Une société junior liée à Osisko, Bowmore Exploration, cherche de l'or en Estrie en se basant sur un modèle à très faible teneur en or. Cela laisse présager qu'une mine aurifère à ciel ouvert du type du projet Canadian Malartic pourrait un jour apparaître au sud du St-Laurent.

Bowmore, dont Osisko et ses dirigeants détiennent plus de 40% des actions, a mis la main sur près de 1200 titres miniers le long du bassin sédimentaire St-Victor, entre Magog et la Beauce. Cela représente quelque 700 kilomètres carrés.
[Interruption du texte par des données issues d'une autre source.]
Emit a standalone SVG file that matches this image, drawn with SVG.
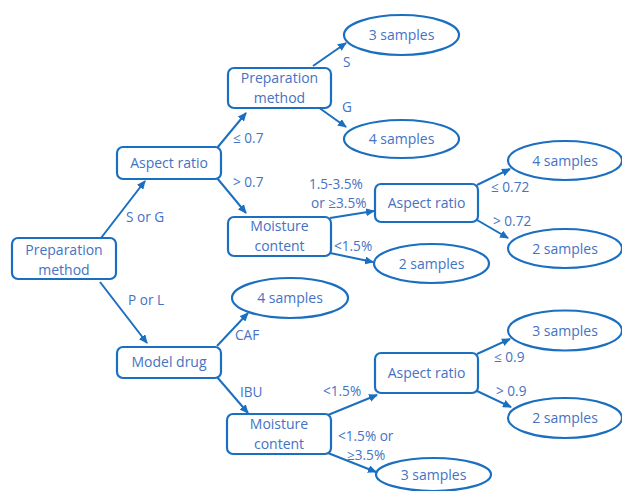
<svg xmlns="http://www.w3.org/2000/svg" width="622" height="491" viewBox="0 0 622 491">
<defs>
<marker id="ah" markerUnits="userSpaceOnUse" markerWidth="10" markerHeight="8" refX="8" refY="4" orient="auto">
<path d="M0,0 L9,4 L0,8 Z" fill="#1a6fc0"/>
</marker>
<style>
.box{fill:#fff;stroke:#1a6fc0;stroke-width:2.2}
.ell{fill:#fff;stroke:#1a6fc0;stroke-width:2.2}
.t{font-family:"Open Sans","Liberation Sans",sans-serif;font-size:14px;fill:#4472c4;text-anchor:middle}
.l{font-family:"Open Sans","Liberation Sans",sans-serif;font-size:13.6px;fill:#4472c4}
.e{stroke:#1a6fc0;stroke-width:2;fill:none;marker-end:url(#ah)}
</style>
</defs>
<rect width="622" height="491" fill="#fff"/>
<g id="connectors">
<line class="e" x1="101" y1="238" x2="145" y2="181"/>
<line class="e" x1="217" y1="148" x2="246" y2="113"/>
<line class="e" x1="217" y1="178" x2="246" y2="213"/>
<line class="e" x1="100" y1="282" x2="147" y2="343"/>
<line class="e" x1="217" y1="346" x2="248" y2="313"/>
<line class="e" x1="217" y1="377" x2="248" y2="413"/>
<line class="e" x1="313" y1="66" x2="346" y2="43"/>
<line class="e" x1="318" y1="107" x2="346" y2="127"/>
<line class="e" x1="330" y1="218" x2="374" y2="211"/>
<line class="e" x1="330" y1="253" x2="373" y2="262"/>
<line class="e" x1="477" y1="185" x2="510" y2="169"/>
<line class="e" x1="477" y1="220" x2="508" y2="238"/>
<line class="e" x1="328" y1="415" x2="377" y2="395"/>
<line class="e" x1="328" y1="453" x2="376" y2="472"/>
<line class="e" x1="477" y1="354" x2="510" y2="339"/>
<line class="e" x1="477" y1="391" x2="511" y2="407"/>
</g>
<g id="labels">
<text class="l" x="126" y="222">S or G</text>
<text class="l" x="233" y="143">≤ 0.7</text>
<text class="l" x="233" y="187">&gt; 0.7</text>
<text class="l" x="343" y="67">S</text>
<text class="l" x="342" y="112">G</text>
<text class="l" x="309" y="189">1.5-3.5%</text>
<text class="l" x="311" y="208">or ≥3.5%</text>
<text class="l" x="334" y="251">&lt;1.5%</text>
<text class="l" x="491" y="192">≤ 0.72</text>
<text class="l" x="493" y="226">&gt; 0.72</text>
<text class="l" x="128" y="305">P or L</text>
<text class="l" x="235" y="340">CAF</text>
<text class="l" x="240" y="397">IBU</text>
<text class="l" x="323" y="396">&lt;1.5%</text>
<text class="l" x="338" y="441">&lt;1.5% or</text>
<text class="l" x="347" y="460">≥3.5%</text>
<text class="l" x="494" y="362">≤ 0.9</text>
<text class="l" x="496" y="396">&gt; 0.9</text>
</g>
<g id="n-root">
<rect class="box" x="12" y="238" width="104" height="41" rx="6"/>
<text class="t" x="64" y="255">Preparation</text>
<text class="t" x="64" y="275">method</text>
</g>
<g id="n-aspect1">
<rect class="box" x="117" y="147" width="104" height="32" rx="6"/>
<text class="t" x="169" y="168">Aspect ratio</text>
</g>
<g id="n-prep2">
<rect class="box" x="228" y="68" width="103" height="40" rx="6"/>
<text class="t" x="279.5" y="83">Preparation</text>
<text class="t" x="279.5" y="103">method</text>
</g>
<g id="n-moist1">
<rect class="box" x="228" y="217" width="103" height="39" rx="6"/>
<text class="t" x="279.5" y="231">Moisture</text>
<text class="t" x="279.5" y="251">content</text>
</g>
<g id="n-s3a">
<ellipse class="ell" cx="401.5" cy="35" rx="57.5" ry="20"/>
<text class="t" x="401.5" y="40">3 samples</text>
</g>
<g id="n-s4a">
<ellipse class="ell" cx="401.5" cy="139" rx="57.5" ry="19"/>
<text class="t" x="401.5" y="144">4 samples</text>
</g>
<g id="n-aspect2">
<rect class="box" x="375" y="184" width="103" height="38" rx="6"/>
<text class="t" x="426.5" y="208">Aspect ratio</text>
</g>
<g id="n-s4b">
<ellipse class="ell" cx="565" cy="160.5" rx="57" ry="19.5"/>
<text class="t" x="565" y="165.5">4 samples</text>
</g>
<g id="n-s2a">
<ellipse class="ell" cx="565" cy="248.5" rx="57" ry="19.5"/>
<text class="t" x="565" y="253.5">2 samples</text>
</g>
<g id="n-s2b">
<ellipse class="ell" cx="431.5" cy="263.5" rx="57.5" ry="19.5"/>
<text class="t" x="431.5" y="268.5">2 samples</text>
</g>
<g id="n-s4c">
<ellipse class="ell" cx="290" cy="298" rx="58" ry="20"/>
<text class="t" x="290" y="303">4 samples</text>
</g>
<g id="n-drug">
<rect class="box" x="117" y="347" width="104" height="31" rx="6"/>
<text class="t" x="169" y="367">Model drug</text>
</g>
<g id="n-moist2">
<rect class="box" x="227" y="414" width="104" height="40" rx="6"/>
<text class="t" x="279" y="429">Moisture</text>
<text class="t" x="279" y="449">content</text>
</g>
<g id="n-aspect3">
<rect class="box" x="375" y="353" width="103" height="40" rx="6"/>
<text class="t" x="426.5" y="378">Aspect ratio</text>
</g>
<g id="n-s3b">
<ellipse class="ell" cx="565" cy="330.5" rx="57" ry="20"/>
<text class="t" x="565" y="335.5">3 samples</text>
</g>
<g id="n-s2c">
<ellipse class="ell" cx="565" cy="418" rx="57" ry="20"/>
<text class="t" x="565" y="423">2 samples</text>
</g>
<g id="n-s3c">
<ellipse class="ell" cx="433.5" cy="474.5" rx="57.5" ry="16.5"/>
<text class="t" x="433.5" y="480">3 samples</text>
</g>
</svg>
Les trois principales zones aurifères sont situées à Wotton et St-Camille, à une vingtaine de kilomètres au sud-est d'Asbestos. Bowmore y a déniché des échantillons d'une teneur moyenne de 0,12 à 0,20 gramme par tonne (g/t). Les échantillons les plus riches ont atteint 1 g/t. Par comparaison, le gisement d'Osisko à Malartic, déjà considéré à faible teneur, affiche une moyenne de 1,13 g/t.

Si Bowmore est tout de même encouragé par de si faibles teneurs, c'est qu'elles correspondent exactement à son modèle d'exploration, explique le président et chef de la direction, Paul Dumas.

Ce modèle est la mine brésilienne Paracatu, appartenant à Kinross. Comme Canadian Malartic, Paracatu est exploitée sur une base de fort tonnage et faible teneur. Sauf que Paracatu nécessite un tonnage encore plus élevé pour une teneur encore plus faible. En d'autres mots, on sort énormément de roche pour en extraire une infime partie d'or.

Paracatu affiche des réserves prouvées et probables de 1,3 milliard de tonnes à une teneur de 0,4 g/t, pour un total de 17,5 millions d'onces d'or. Les réserves d'Osisko sont de 246 millions de tonnes de minerai, pour 9 millions d'onces d'or.

En fait, l'or que cherche Bowmore ne se trouve pas dans des veines comme en Abitibi. Il est plutôt disséminé dans les roches sédimentaires. La junior veut commencer à forer avant la fin de l'année, si possible.

Réticences?

La perspective d'une mine d'or à ciel ouvert en Estrie est encore lointaine. Mais le directeur général de l'Association de l'exploration minière du Québec, Jean-Pierre Thomassin, craint déjà certaines réactions.

«Ce qui m'inquiète, c'est que les gens commencent à confondre gaz de schiste et exploration minière, et qu'on se fasse sortir à coups de pied au derrière, explique-t-il. J'ai peur que les gens pensent qu'on ne dit pas la vérité, qu'ils croient que les explorateurs cherchent du gaz de schiste.»

Les sociétés d'exploration contactées par La Presse Affaires ne constatent pas d'opposition pour l'instant. «Les gens sont curieux et étonnés d'apprendre qu'il pourrait y avoir de l'or chez eux, mais sans plus», dit Patrick Levasseur, d'Uragold Bay Resources. Il ajoute que l'exploration minière est moins à risque que l'exploration gazière, qui nécessite des forages plus profonds et de grandes quantités d'eau.

Uragold veut faire revivre la mine Beauce Placer, exploitée par dragage au début des années 60, et travaille sur la propriété McDonald, au sud-est de Sherbrooke. Elle fait partie des sociétés qui ont pris part à la petite ruée vers les titres miniers du sud du Québec, dans les deux dernières années.

Mais certains explorateurs sont là depuis les années 80. C'est le cas de Golden Hope Mines, qui travaille sur un projet entre Sainte-Justine et Saint-Magloire. «On fore depuis longtemps et les gens sont très ouverts, dit le président Frank Candido. Je crois qu'ils veulent tous que ça fonctionne.»

Le berceau de l'industrie

Près d'Asbestos, où travaille Bowmore, «ce n'est pas une région qui a été favorisée économiquement ces derniers temps, dit Paul Dumas. S'il y a un potentiel d'exploitation dans le futur, je pense que ce sera bien accepté.»

Ce serait un retour dans le temps pour une région au passé minier. «Les Appalaches, c'est le berceau de l'industrie minière nord-américaine», souligne Bertrand Brassard, géologue et consultant qui s'intéresse depuis 30 ans au potentiel minéral du sud du Québec. Il ne reste plus que l'amiante, mais le cuivre et l'or y ont déjà été exploités, entre autres.

Aujourd'hui, le prix des métaux est élevé, l'argent est de nouveau disponible, «et il y a de moins en moins de secteurs disponibles en Abitibi», note M. Brassard.